- Given instruction -
Identify each line containing the word "matplotlib" and copy it.

- Data supplied -
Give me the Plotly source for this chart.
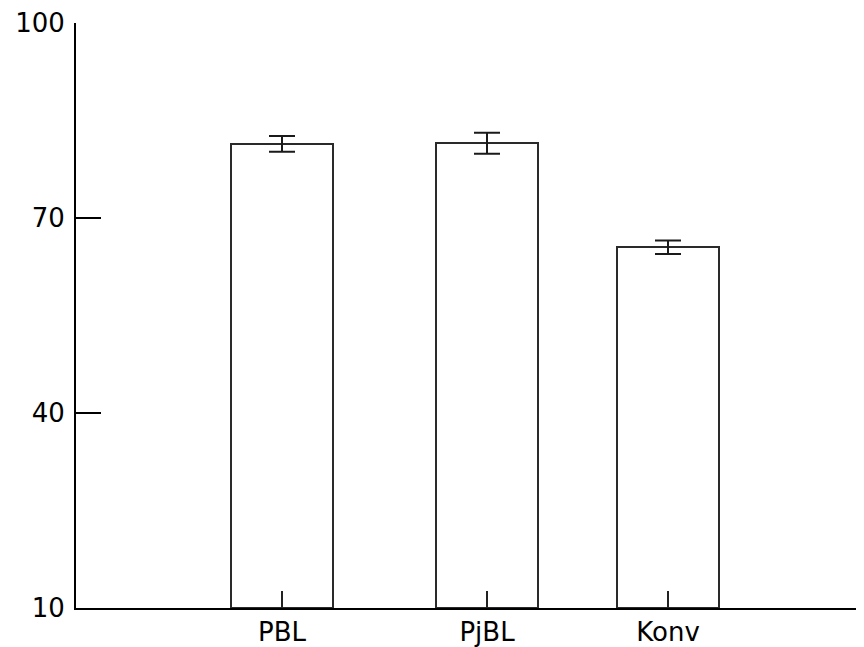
import plotly.graph_objects as go

categories = ["PBL", "PjBL", "Konv"]
values = [81.4, 81.5, 65.5]
errors = [1.2, 1.6, 1.05]
y_ticks = [10, 40, 70, 100]

# layout: horizontal positions of bars (pixel-like units along x axis)
x_pos = [206, 411, 592]
bar_width = 102

fig = go.Figure()
fig.add_trace(go.Bar(
    x=x_pos,
    y=[v - 10 for v in values],
    base=10,
    width=bar_width,
    marker=dict(color="white", line=dict(color="#2a2a2a", width=2)),
    error_y=dict(type="data", array=errors, color="#1a1a1a", thickness=2, width=13),
    showlegend=False,
))

fig.update_layout(
    width=856, height=639,
    margin=dict(l=68, r=0, t=15, b=39),
    plot_bgcolor="white", paper_bgcolor="white",
    font=dict(family="DejaVu Sans, Arial, sans-serif", size=26, color="black"),
    bargap=0,
)
fig.update_xaxes(
    range=[0, 788], tickmode="array", tickvals=x_pos, ticktext=categories,
    showline=True, linecolor="black", linewidth=2,
    ticks="inside", ticklen=17, tickwidth=2, tickcolor="#222222",
    showgrid=False, zeroline=False, fixedrange=True,
    ticklabeloverflow="allow",
)
fig.update_yaxes(
    range=[10, 100], tickmode="array", tickvals=y_ticks,
    showline=True, linecolor="black", linewidth=2,
    ticks="inside", ticklen=25, tickwidth=2, tickcolor="black",
    showgrid=False, zeroline=False, ticklabelstandoff=4,
    ticklabeloverflow="allow",
)

fig.write_html("out.html")
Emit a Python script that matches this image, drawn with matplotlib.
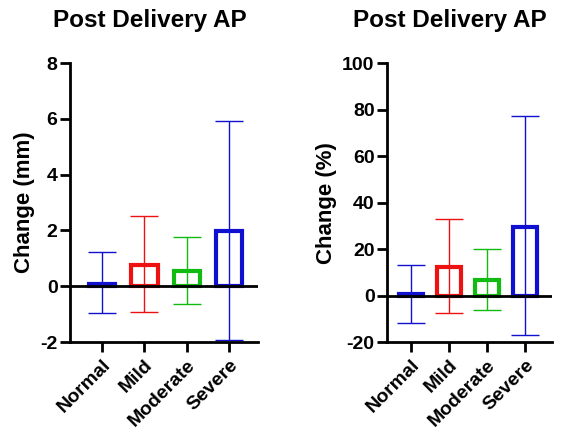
import matplotlib.pyplot as plt
import numpy as np

plt.rcParams['font.family'] = ['Liberation Sans', 'DejaVu Sans']
plt.rcParams['font.weight'] = 'bold'
plt.rcParams['axes.unicode_minus'] = False

groups = ["Normal", "Mild", "Moderate", "Severe"]
colors = ["#1010d0", "#ee1111", "#11bb11", "#1010d0"]

# change in mm
mm_mean = [0.08, 0.77, 0.56, 1.97]
mm_low = [-0.96, -0.93, -0.62, -1.92]
mm_high = [1.24, 2.53, 1.77, 5.93]

# change in percent
pct_mean = [0.6, 12.5, 6.9, 29.7]
pct_low = [-11.8, -7.5, -6.0, -17.1]
pct_high = [13.1, 33.1, 20.1, 77.3]


def draw(ax, mean, low, high, ylim, yticks, ylabel, xlim):
    x = np.arange(len(groups))
    mean = np.array(mean)
    for i in x:
        ax.errorbar(i, mean[i], yerr=[[mean[i] - low[i]], [high[i] - mean[i]]],
                    color=colors[i], elinewidth=1, capsize=10, capthick=1, zorder=2)
        ax.bar(i, mean[i], width=0.62, facecolor='none', edgecolor=colors[i],
               linewidth=3, zorder=3)
    ax.axhline(0, color='black', linewidth=2, zorder=4)
    ax.set_xlim(*xlim)
    ax.set_ylim(*ylim)
    ax.set_yticks(yticks)
    ax.set_xticks(x)
    ax.set_xticklabels(groups, rotation=45, ha='right', rotation_mode='anchor',
                       fontsize=14, fontweight='bold')
    ax.tick_params(axis='y', labelsize=14, width=2, length=7, pad=2)
    ax.tick_params(axis='x', width=2, length=7)
    ax.spines['top'].set_visible(False)
    ax.spines['right'].set_visible(False)
    ax.spines['left'].set_linewidth(2)
    ax.spines['bottom'].set_linewidth(2)
    ax.set_ylabel(ylabel, fontsize=16, fontweight='bold')


fig = plt.figure(figsize=(5.65, 4.38), dpi=100)
ax1 = fig.add_axes([0.124, 0.219, 0.333, 0.637])
ax2 = fig.add_axes([0.685, 0.219, 0.292, 0.637])

draw(ax1, mm_mean, mm_low, mm_high, (-2, 8), [-2, 0, 2, 4, 6, 8], "Change (mm)", (-0.75, 3.68))
draw(ax2, pct_mean, pct_low, pct_high, (-20, 100), [-20, 0, 20, 40, 60, 80, 100], "Change (%)", (-0.63, 3.71))

fig.text(150 / 565, 1 - 20 / 438, "Post Delivery AP", fontsize=17.5, fontweight='bold',
         ha='center', va='center')
fig.text(450 / 565, 1 - 20 / 438, "Post Delivery AP", fontsize=17.5, fontweight='bold',
         ha='center', va='center')

fig.savefig("out.png", dpi=100)
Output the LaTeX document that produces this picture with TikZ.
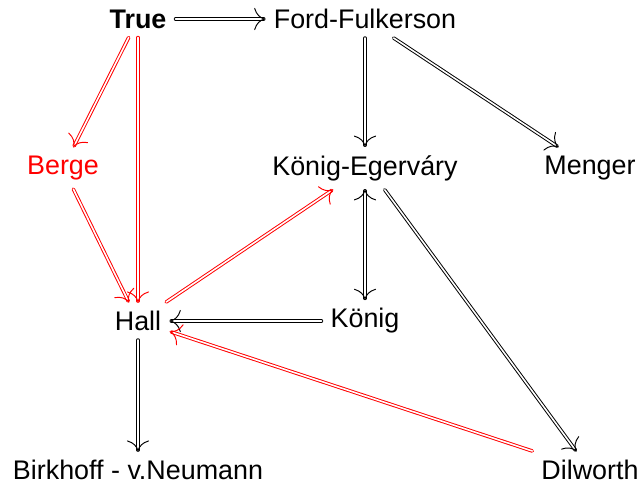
\documentclass[tikz,border=0pt]{standalone}
\usepackage{fontspec}
\setmainfont{Liberation Sans}
\usepackage{tikz}
\usetikzlibrary{arrows.meta}

\begin{document}
\begin{tikzpicture}[x=0.02cm,y=-0.02cm,line cap=round,line join=round,
  every node/.style={font=\fontsize{15.3}{18}\selectfont,inner sep=5pt},
  imp/.style={draw=black,double,line width=0.55pt,double distance=0.9pt,->},
  redimp/.style={imp,draw=red}]
\useasboundingbox (0,0) rectangle (643,485);
% theorems
\node (true) at (138,19) {\textbf{True}};
\node (ff) at (365,19) {Ford-Fulkerson};
\node[text=red] (berge) at (63,168) {Berge};
\node (ke) at (365,168) {König-Egerváry};
\node (menger) at (590,168) {Menger};
\node (hall) at (138,321) {Hall};
\node (konig) at (365,321) {König};
\node (bvn) at (138,470) {Birkhoff - v.Neumann};
\node (dilworth) at (590,470) {Dilworth};
% black implications
\draw[imp] (true) -- (ff);
\draw[imp] (ff) -- (ke);
\draw[imp] (ff) -- (menger);
\draw[imp,<->] (ke) -- (konig);
\draw[imp] (konig) -- (hall);
\draw[imp] (ke.south east) ++(-82,0) coordinate (kes) (kes) -- (dilworth);
\draw[imp] (hall) -- (bvn);
% red implications
\draw[redimp] (true) -- (berge);
\draw[redimp] (true) -- (hall);
\draw[redimp] (berge) -- (hall);
\draw[redimp] (hall) -- (ke);
\draw[redimp] (dilworth) -- (hall);
\end{tikzpicture}
\end{document}
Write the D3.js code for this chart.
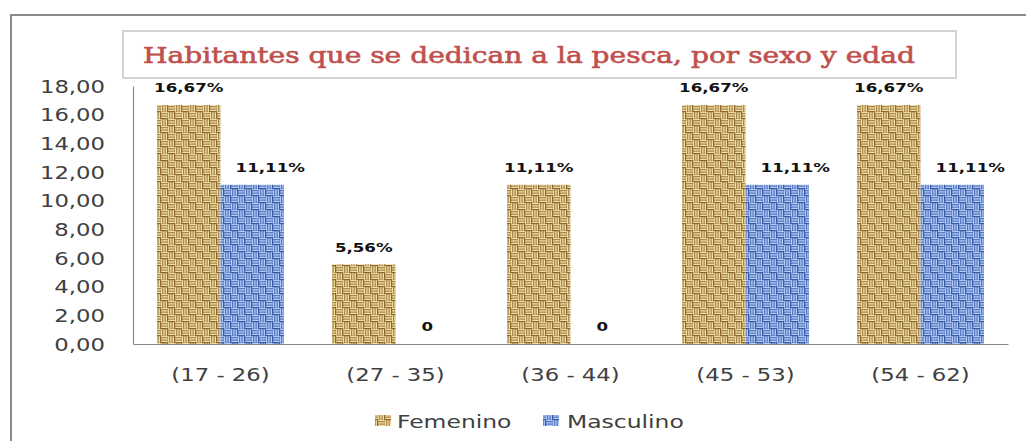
<!DOCTYPE html>
<html><head><meta charset="utf-8">
<script src="https://cdn.jsdelivr.net/npm/d3@7"></script>
<style>html,body{margin:0;padding:0;background:#fff;}svg{display:block;}</style>
</head><body>
<script>
const categories = ["(17 - 26)", "(27 - 35)", "(36 - 44)", "(45 - 53)", "(54 - 62)"];
const seriesNames = ["Femenino", "Masculino"];
const femenino = [16.67, 5.56, 11.11, 16.67, 16.67];
const masculino = [11.11, 0, 0, 11.11, 11.11];
const yTicks = [0, 2, 4, 6, 8, 10, 12, 14, 16, 18];
const titleText = "Habitantes que se dedican a la pesca, por sexo y edad";

(function() {
const W = 1026, H = 441;
const svg = d3.select("body").append("svg").attr("width", W).attr("height", H);
svg.append("rect").attr("width", W).attr("height", H).attr("fill", "#fff");

// woven texture patterns
const defs = svg.append("defs");
function weave(id, base, light, dark) {
  const q = 7, T = 14, n = 3, st = q / n;
  const p = defs.append("pattern").attr("id", id).attr("patternUnits", "userSpaceOnUse")
    .attr("width", T).attr("height", T);
  p.append("rect").attr("width", T).attr("height", T).attr("fill", base);
  [[0,0,"h"],[q,0,"v"],[0,q,"v"],[q,q,"h"]].forEach(([qx,qy,o]) => {
    for (let i = 0; i < n; i++) {
      if (o === "h") {
        p.append("rect").attr("x", qx + 0.5).attr("y", qy + i*st).attr("width", q - 1).attr("height", st*0.6).attr("fill", light);
        p.append("rect").attr("x", qx).attr("y", qy + i*st + st*0.6).attr("width", q).attr("height", st*0.4).attr("fill", dark);
      } else {
        p.append("rect").attr("x", qx + i*st).attr("y", qy + 0.5).attr("width", st*0.6).attr("height", q - 1).attr("fill", light);
        p.append("rect").attr("x", qx + i*st + st*0.6).attr("y", qy).attr("width", st*0.4).attr("height", q).attr("fill", dark);
      }
    }
  });
}
weave("patF", "#d3b574", "#f0dba2", "#86632b");
weave("patM", "#7b9ee4", "#b2cbf6", "#34569f");

// outer border
svg.append("path").attr("d", `M11,${H} L11,15 L${W},15`).attr("fill", "none")
  .attr("stroke", "#8a8a8a").attr("stroke-width", 2);

const pLeft = 133, pRight = 1008, pTop = 86, pBottom = 344;
const x0 = d3.scaleBand().domain(categories).range([pLeft, pRight]).paddingInner(0).paddingOuter(0);
const x1 = d3.scaleBand().domain(seriesNames).range([0, x0.bandwidth()]).paddingInner(0).paddingOuter(0.378);
const y = d3.scaleLinear().domain([0, 18]).range([pBottom, pTop]);
const fmt = v => v.toFixed(2).replace(".", ",");
const color = {Femenino: "url(#patF)", Masculino: "url(#patM)"};

// title box
svg.append("rect").attr("x", 123).attr("y", 31).attr("width", 833).attr("height", 47)
  .attr("fill", "#fff").attr("stroke", "#d4d4d4").attr("stroke-width", 2);
svg.append("text").attr("x", 143).attr("y", 63).attr("font-family", "'DejaVu Serif', serif")
  .attr("font-size", 23).attr("fill", "#c0504d").attr("stroke", "#c0504d").attr("stroke-width", 0.6)
  .attr("textLength", 772).attr("lengthAdjust", "spacingAndGlyphs")
  .text(titleText);

function stretched(g, x, yy, txt, opts) {
  return g.append("text")
    .attr("transform", `translate(${x},${yy}) scale(${opts.sx},1)`)
    .attr("text-anchor", opts.anchor || "middle")
    .attr("dominant-baseline", "central")
    .attr("font-family", "'DejaVu Sans', sans-serif")
    .attr("font-size", opts.size)
    .attr("font-weight", opts.weight || "normal")
    .attr("fill", opts.fill || "#404040")
    .text(txt);
}

// y axis
const yAxis = d3.axisLeft(y).tickValues(yTicks).tickFormat(fmt).tickSize(0).tickPadding(0);
const gy = svg.append("g").attr("transform", `translate(${pLeft},0)`).call(yAxis);
gy.select(".domain").attr("stroke", "#8a8a8a").attr("stroke-width", 1.2);
gy.selectAll(".tick text").each(function(d) {
  const g = d3.select(this.parentNode);
  d3.select(this).remove();
  stretched(g, -28, 0, fmt(d), {sx: 1.3, size: 17.5, anchor: "end"});
});

// bars
const data = categories.map((c, i) => ({cat: c, vals: [
  {name: "Femenino", v: femenino[i]}, {name: "Masculino", v: masculino[i]}]}));
const groups = svg.append("g").selectAll("g").data(data).join("g")
  .attr("transform", d => `translate(${x0(d.cat)},0)`);
groups.selectAll("rect").data(d => d.vals).join("rect")
  .attr("x", d => x1(d.name)).attr("width", x1.bandwidth())
  .attr("y", d => y(d.v)).attr("height", d => y(0) - y(d.v))
  .attr("fill", d => color[d.name]);
groups.each(function(d) {
  const g = d3.select(this);
  d.vals.forEach(s => {
    const cx = x1(s.name) + x1.bandwidth() / 2 + (s.name === "Masculino" && s.v > 0 ? 18 : 0);
    const label = s.v === 0 ? "0" : s.v.toFixed(2).replace(".", ",") + "%";
    stretched(g, cx, y(s.v) - 17, label, {sx: 1.28, size: 13, weight: "bold", fill: "#111"});
  });
});

// x axis
const xAxis = d3.axisBottom(x0).tickSize(0).tickPadding(0);
const gx = svg.append("g").attr("transform", `translate(0,${pBottom})`).call(xAxis);
gx.select(".domain").attr("stroke", "#8a8a8a").attr("stroke-width", 1.2);
gx.selectAll(".tick text").each(function(d) {
  const g = d3.select(this.parentNode);
  d3.select(this).remove();
  stretched(g, 0, 31, d, {sx: 1.3, size: 17.5});
});

// legend
const legend = svg.append("g");
const legendItems = [{name: "Femenino", sx: 375, tx: 397}, {name: "Masculino", sx: 543, tx: 567}];
legendItems.forEach(it => {
  legend.append("rect").attr("x", it.sx).attr("y", 415).attr("width", 16).attr("height", 11)
    .attr("fill", color[it.name]);
  stretched(legend, it.tx, 422, it.name, {sx: 1.38, size: 17, anchor: "start"});
});
})();
</script>
</body></html>
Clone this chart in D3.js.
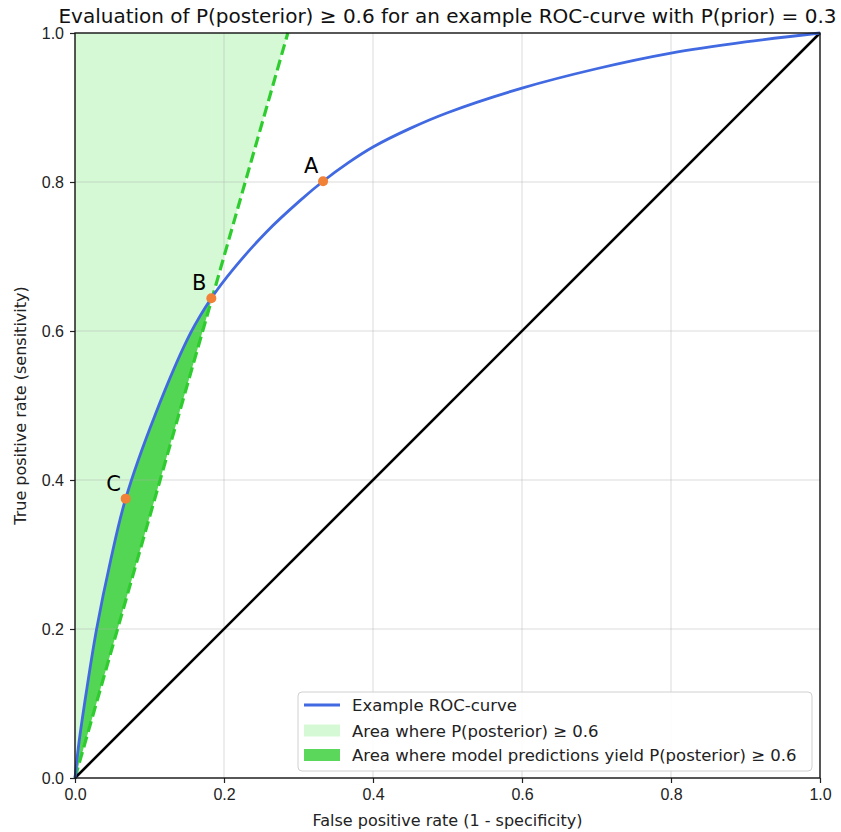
<!DOCTYPE html>
<html>
<head>
<meta charset="utf-8">
<script src="https://cdn.jsdelivr.net/npm/d3@7"></script>
<style>
  body { margin: 0; background: #fff; }
  svg { font-family: "DejaVu Sans", sans-serif; }
</style>
</head>
<body>
<div id="chart"></div>
<script>
// ROC curve
const rocFpr = [0, 0.005, 0.015, 0.029, 0.048, 0.068, 0.107, 0.155, 0.183, 0.2125, 0.257, 0.302, 0.333, 0.367, 0.4, 0.45, 0.5, 0.6, 0.7, 0.8, 0.9, 1];
const rocTpr = [0, 0.045, 0.114, 0.2, 0.293, 0.375, 0.486, 0.597, 0.644, 0.683, 0.733, 0.775, 0.801, 0.826, 0.847, 0.872, 0.893, 0.926, 0.952, 0.973, 0.988, 1];

// threshold line where P(posterior) = 0.6 (dashed green)
const thresholdFpr = [0, 0.2857];
const thresholdTpr = [0, 1];

// chance diagonal
const diagFpr = [0, 1];
const diagTpr = [0, 1];

// marked points
const pointLabels = ['A', 'B', 'C'];
const pointFpr = [0.333, 0.183, 0.068];
const pointTpr = [0.801, 0.644, 0.375];

const ticks = [0, 0.2, 0.4, 0.6, 0.8, 1.0];
const legendLabels = ['Example ROC-curve', 'Area where P(posterior) \u2265 0.6', 'Area where model predictions yield P(posterior) \u2265 0.6'];

const width = 841;
const height = 832;
const margin = { top: 33, right: 21, bottom: 54, left: 75 };
const usableArea = {
    top: margin.top,
    right: width - margin.right,
    bottom: height - margin.bottom,
    left: margin.left,
};

const xScale = d3.scaleLinear().domain([0, 1]).range([usableArea.left, usableArea.right]);
const yScale = d3.scaleLinear().domain([0, 1]).range([usableArea.bottom, usableArea.top]);

const svg = d3.select('#chart')
    .append('svg')
    .attr('width', width)
    .attr('height', height);

const rocData = rocFpr.map((x, i) => ({ x: x, y: rocTpr[i] }));
const slope = (thresholdTpr[1] - thresholdTpr[0]) / (thresholdFpr[1] - thresholdFpr[0]);
const lineAt = x => thresholdTpr[0] + slope * (x - thresholdFpr[0]);
const smooth = d3.curveCatmullRom.alpha(0.5);

// index of point B on the ROC curve
const bIndex = rocFpr.indexOf(pointFpr[1]);
const xB = pointFpr[1];

// Light green region above the threshold line (two pieces, split at B)
const lightColor = '#90ee90';
const leftPoly = [[0, lineAt(0)], [0, 1], [xB, 1], [xB, lineAt(xB)]];
const rightPoly = [[xB, lineAt(xB)], [xB, 1], [thresholdFpr[1], 1]];
[leftPoly, rightPoly].forEach(poly => {
    svg.append('path')
        .attr('d', 'M' + poly.map(p => [xScale(p[0]), yScale(p[1])].join(',')).join('L') + 'Z')
        .attr('fill', lightColor)
        .attr('fill-opacity', 0.38);
});

// Dark green region between ROC curve and threshold line, up to B
const darkArea = d3.area()
    .x(d => xScale(d.x))
    .y0(d => yScale(lineAt(d.x)))
    .y1(d => yScale(d.y))
    .curve(smooth);
svg.append('path')
    .datum(rocData.slice(0, bIndex + 1))
    .attr('fill', '#32cd32')
    .attr('fill-opacity', 0.8)
    .attr('d', darkArea);

// gridlines
const grid = svg.append('g').attr('class', 'gridlines');
grid.selectAll('.gx').data(ticks.slice(1, -1)).join('line')
    .attr('x1', d => xScale(d)).attr('x2', d => xScale(d))
    .attr('y1', usableArea.top).attr('y2', usableArea.bottom)
    .attr('stroke', '#b0b0b0').attr('stroke-opacity', 0.45).attr('stroke-width', 1);
grid.selectAll('.gy').data(ticks.slice(1, -1)).join('line')
    .attr('y1', d => yScale(d)).attr('y2', d => yScale(d))
    .attr('x1', usableArea.left).attr('x2', usableArea.right)
    .attr('stroke', '#b0b0b0').attr('stroke-opacity', 0.45).attr('stroke-width', 1);

// threshold dashed line
svg.append('line')
    .attr('x1', xScale(thresholdFpr[0])).attr('y1', yScale(thresholdTpr[0]))
    .attr('x2', xScale(thresholdFpr[1])).attr('y2', yScale(thresholdTpr[1]))
    .attr('stroke', '#2ecc2e')
    .attr('stroke-width', 3.2)
    .attr('stroke-dasharray', '11,5');

// diagonal
svg.append('line')
    .attr('x1', xScale(diagFpr[0])).attr('y1', yScale(diagTpr[0]))
    .attr('x2', xScale(diagFpr[1])).attr('y2', yScale(diagTpr[1]))
    .attr('stroke', 'black')
    .attr('stroke-width', 2.6);

// ROC curve
const rocLine = d3.line().x(d => xScale(d.x)).y(d => yScale(d.y)).curve(smooth);
svg.append('path')
    .datum(rocData)
    .attr('fill', 'none')
    .attr('stroke', '#4169e1')
    .attr('stroke-width', 2.8)
    .attr('d', rocLine);

// marked points + labels
svg.selectAll('.pt').data(pointLabels).join('circle')
    .attr('cx', (d, i) => xScale(pointFpr[i]))
    .attr('cy', (d, i) => yScale(pointTpr[i]))
    .attr('r', 5)
    .attr('fill', '#f08136');
svg.selectAll('.ptlabel').data(pointLabels).join('text')
    .attr('x', (d, i) => xScale(pointFpr[i]) - 12)
    .attr('y', (d, i) => yScale(pointTpr[i]) - 8)
    .attr('text-anchor', 'middle')
    .style('font-size', '21px')
    .text(d => d);

// axes
const xAxis = d3.axisBottom(xScale).tickValues(ticks).tickFormat(d3.format('.1f')).tickSize(5).tickPadding(6);
const yAxis = d3.axisLeft(yScale).tickValues(ticks).tickFormat(d3.format('.1f')).tickSize(5).tickPadding(6);

const gx = svg.append('g').attr('transform', `translate(0, ${usableArea.bottom})`).call(xAxis);
const gy = svg.append('g').attr('transform', `translate(${usableArea.left}, 0)`).call(yAxis);
[gx, gy].forEach(g => {
    g.select('.domain').remove();
    g.selectAll('.tick line').attr('stroke', '#222').attr('stroke-width', 1.2);
    g.selectAll('.tick text').style('font-size', '16px').attr('fill', '#222');
});

// frame
svg.append('rect')
    .attr('x', usableArea.left).attr('y', usableArea.top)
    .attr('width', usableArea.right - usableArea.left)
    .attr('height', usableArea.bottom - usableArea.top)
    .attr('fill', 'none')
    .attr('stroke', '#111')
    .attr('stroke-width', 1.4);

// title and axis labels
svg.append('text')
    .attr('x', (usableArea.left + usableArea.right) / 2)
    .attr('y', 23)
    .attr('text-anchor', 'middle')
    .style('font-size', '20px')
    .attr('fill', '#111')
    .text('Evaluation of P(posterior) \u2265 0.6 for an example ROC-curve with P(prior) = 0.3');

svg.append('text')
    .attr('x', (usableArea.left + usableArea.right) / 2)
    .attr('y', 826)
    .attr('text-anchor', 'middle')
    .style('font-size', '16px')
    .attr('fill', '#222')
    .text('False positive rate (1 - specificity)');

svg.append('text')
    .attr('transform', `translate(26, ${(usableArea.top + usableArea.bottom) / 2}) rotate(-90)`)
    .attr('text-anchor', 'middle')
    .style('font-size', '16px')
    .attr('fill', '#222')
    .text('True positive rate (sensitivity)');

// legend
const legend = svg.append('g').attr('transform', 'translate(298, 692)');
legend.append('rect')
    .attr('width', 514).attr('height', 79)
    .attr('rx', 4)
    .attr('fill', 'white').attr('fill-opacity', 0.85)
    .attr('stroke', '#d0d0d0');
const rowY = [13, 38.5, 63];
legend.append('line')
    .attr('x1', 6).attr('x2', 42).attr('y1', rowY[0]).attr('y2', rowY[0])
    .attr('stroke', '#4169e1').attr('stroke-width', 2.8);
legend.append('rect')
    .attr('x', 6).attr('y', rowY[1] - 6).attr('width', 36).attr('height', 12)
    .attr('fill', lightColor).attr('fill-opacity', 0.38);
legend.append('rect')
    .attr('x', 6).attr('y', rowY[2] - 6).attr('width', 36).attr('height', 12)
    .attr('fill', '#32cd32').attr('fill-opacity', 0.8);
legend.selectAll('.lt').data(legendLabels).join('text')
    .attr('x', 54)
    .attr('y', (d, i) => rowY[i] + 6)
    .style('font-size', '16.5px')
    .attr('fill', '#222')
    .text(d => d);
</script>
</body>
</html>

- The output -
Emit a Python script that matches this image, drawn with matplotlib.
import matplotlib.pyplot as plt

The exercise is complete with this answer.